Ограбленный уходит, опустив голову, а Абай снова берет свою домбру.
И вот заключение:
"Турсун беззвучно засмеялся... Он был очень доволен собой.
В самом деле, ему удалось сделать очень ловкий ход. Осенью, когда он угнал коней... и, поленившись отвести их подальше, заколол у себя, - истцы притащили его к Абаю. Еще в самом начале разбора дела у него возник свой план, и, когда Абай спросил его: "Взял или нет? Скажи только правду!" - он немедля ответил: "Взял, вынеси приговор, я виновен". Никогда Абай не видел раньше вора, сознающегося так откровенно, и объявил истцам:
- Считайте, что он дал мне крупную взятку. Эта взятка - его правда... Пусть вернет вам стоимость угнанных коней - и кончим на этом...

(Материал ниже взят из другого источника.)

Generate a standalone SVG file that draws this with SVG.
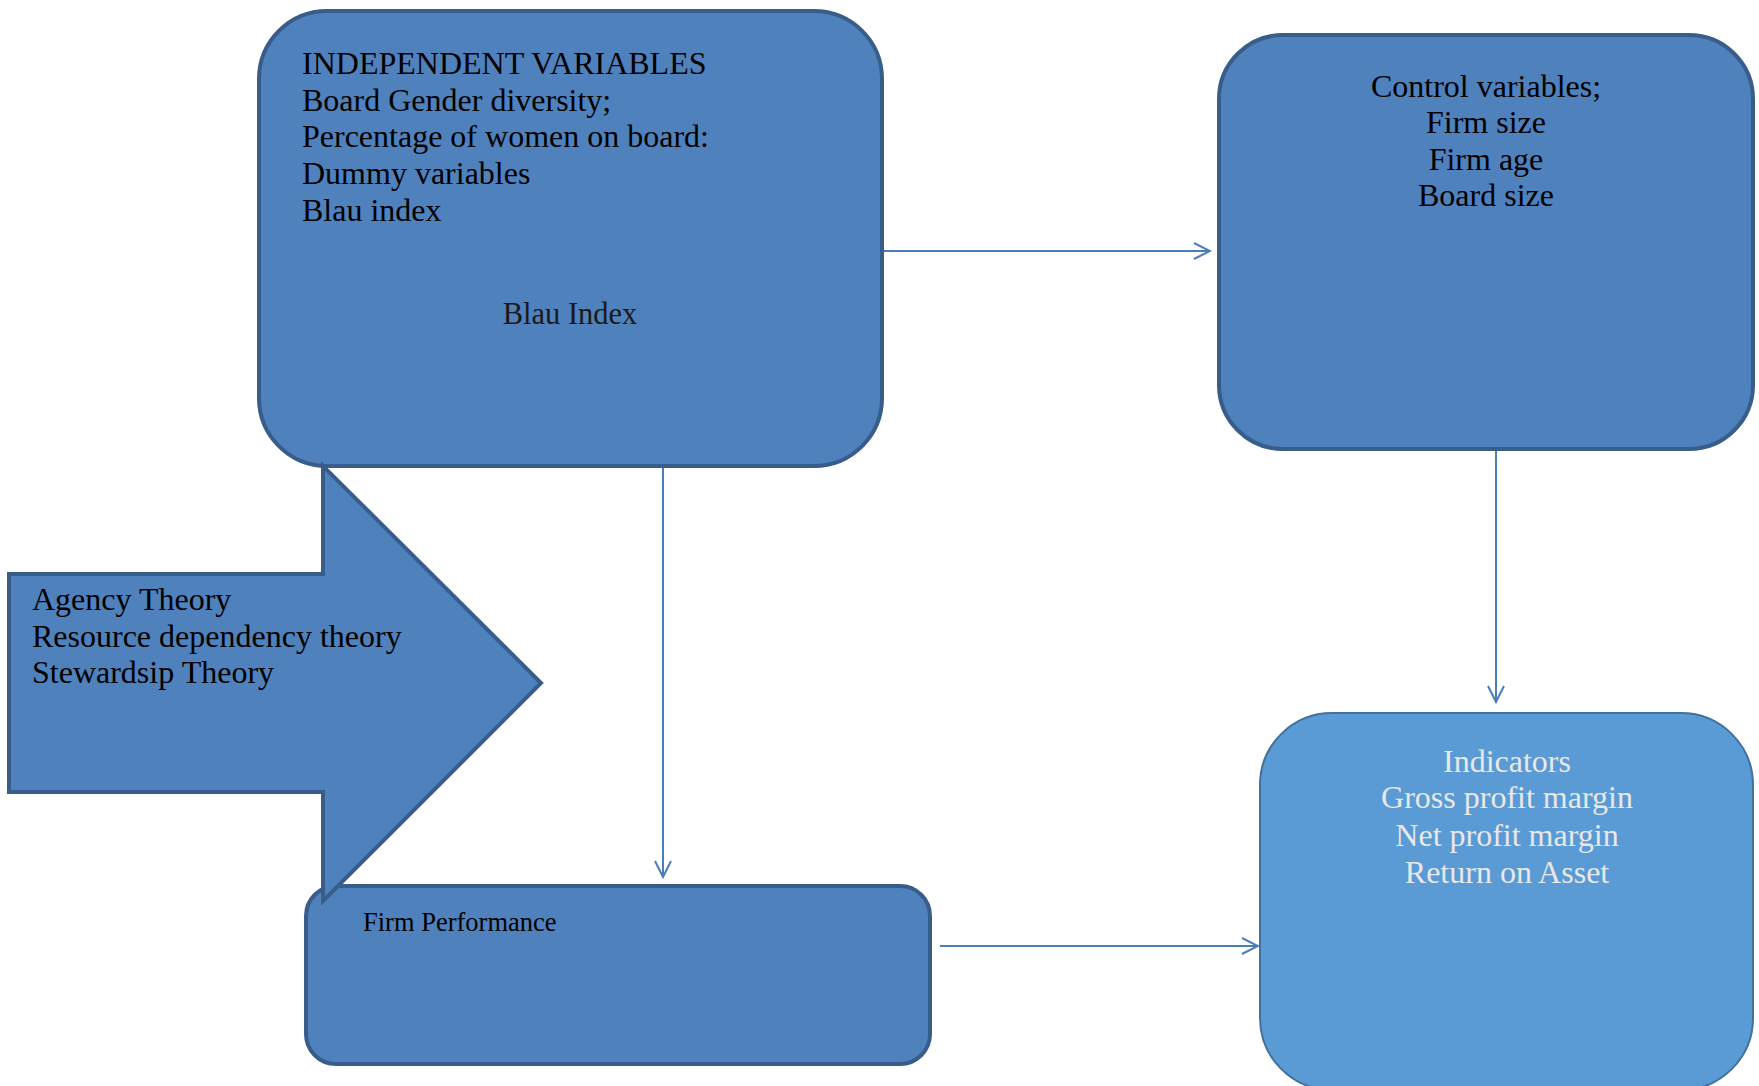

Турсун все это обмозговал и, переждав два месяца, снова угнал у того же Сарсеке пять лошадей и ловко сплавил их в ту же ночь. Никто не заметил налета, была суровая буранная ночь, она замела все следы. На этот раз Сарсеке мог только подозревать - ни улик, ни следов, ни свидетелей не было. Турсун приехал к Абаю с твердым решением: на этот раз отрицать все.
Его расчеты оправдались. Он выиграл не только у Сарсеке, но и у Абая. И теперь... он смеялся над этим".
Да в том-то и беда, что вор имеет полное право смеяться над незадачливым судьей. Два раза отпустить с миром заведомого конокрада! Такого казахская степь не видывала в течение всех веков своей истории.